For the first time, Carroll explained the decision over the weekend to cut tight end Kellen Winslow, who was expected to play a large role. But Carroll didn’t explain it very well, although across the country, the New England Patriots did — Winslow failed to pass the team’s physical exam Wednesday.
“He did everything we asked of him,” Carroll said, claiming there was no problem with his surgically repaired knee that couldn’t be managed. “He did a great job, in my mind. He always wanted to practice, which I didn’t know about him. He was fighting us to get him in. We had to hold him back, for his sake and our sake.
“He had a serious issue with his knee, but it seemed like we were getting it done.”
Asked about whether the club was reluctant to pay a guaranteed $3.3 million in salary after Monday for a player who is damaged goods, he said, “Everything is a factor.”

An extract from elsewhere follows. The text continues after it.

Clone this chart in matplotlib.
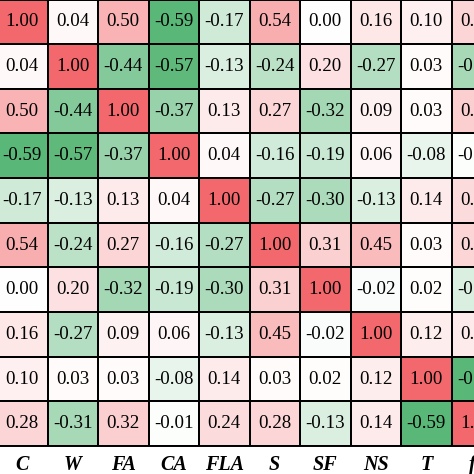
import numpy as np
import matplotlib
matplotlib.use("Agg")
import matplotlib.pyplot as plt
from matplotlib.colors import LinearSegmentedColormap, TwoSlopeNorm

labels = ["C", "W", "FA", "CA", "FLA", "S", "SF", "NS", "T", "fc"]

corr = [
    [1.00, 0.04, 0.50, -0.59, -0.17, 0.54, 0.00, 0.16, 0.10, 0.28],
    [0.04, 1.00, -0.44, -0.57, -0.13, -0.24, 0.20, -0.27, 0.03, -0.31],
    [0.50, -0.44, 1.00, -0.37, 0.13, 0.27, -0.32, 0.09, 0.03, 0.32],
    [-0.59, -0.57, -0.37, 1.00, 0.04, -0.16, -0.19, 0.06, -0.08, -0.01],
    [-0.17, -0.13, 0.13, 0.04, 1.00, -0.27, -0.30, -0.13, 0.14, 0.24],
    [0.54, -0.24, 0.27, -0.16, -0.27, 1.00, 0.31, 0.45, 0.03, 0.28],
    [0.00, 0.20, -0.32, -0.19, -0.30, 0.31, 1.00, -0.02, 0.02, -0.13],
    [0.16, -0.27, 0.09, 0.06, -0.13, 0.45, -0.02, 1.00, 0.12, 0.14],
    [0.10, 0.03, 0.03, -0.08, 0.14, 0.03, 0.02, 0.12, 1.00, -0.59],
    [0.28, -0.31, 0.32, -0.01, 0.24, 0.28, -0.13, 0.14, -0.59, 1.00],
]
corr = np.array(corr)

cmap = LinearSegmentedColormap.from_list("gwr", ["#56b675", "#ffffff", "#f3686c"])
norm = TwoSlopeNorm(vmin=-0.6, vcenter=0.0, vmax=1.0)

W, H = 474, 474
fig = plt.figure(figsize=(W / 100, H / 100), dpi=100)
# heatmap is cropped on the left/right/top like the reference
ax = fig.add_axes([-3 / W, 28 / H, 505 / W, 446.5 / H])

n = len(labels)
ax.pcolormesh(np.arange(n + 1), np.arange(n + 1), corr, cmap=cmap, norm=norm,
              edgecolors="black", linewidth=1.4)
ax.set_xlim(0, n)
ax.set_ylim(n, 0)

for i in range(n):
    for j in range(n):
        ax.text(j + 0.5, i + 0.5, "%.2f" % corr[i, j], ha="center", va="center",
                fontsize=13.6, family="Liberation Serif", color="black")

ax.set_xticks(np.arange(n) + 0.5)
ax.set_xticklabels(labels, family="Liberation Serif", fontweight="bold",
                   fontstyle="italic", fontsize=14.5)
ax.set_yticks([])
ax.tick_params(axis="x", length=0, pad=6.5)
for s in ax.spines.values():
    s.set_linewidth(1.4)

plt.savefig("out.png", dpi=100)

Carroll said the acquisition of tight end Evan Moore, cut by Cleveland Sunday and signed Monday, was a bigger deal that most imagined. He’ll be the No. 3 tight end behind starter Zach Miller and Anthony McCoy.
“I’ve known Evan since high school, and played against him at Stanford — he’s a 6-6 guy with wide range who can catch everything,” Carroll said. “Are there differences in their (pro football) histories? Sure. This is a big exchange (Moore replacing Winslow), but it’s not just about this week, but for the long haul.
“We’re one of the youngest teams in the NFL for a reason. We’re going with guy that’s younger (29 vs. 27). I love what Zach and Anthony do, and Moore at No. 3 gives us special dimensions at that spot. He’s different than the other guys and I’m always looking for unique qualities. We never thought he’d be out there for us.”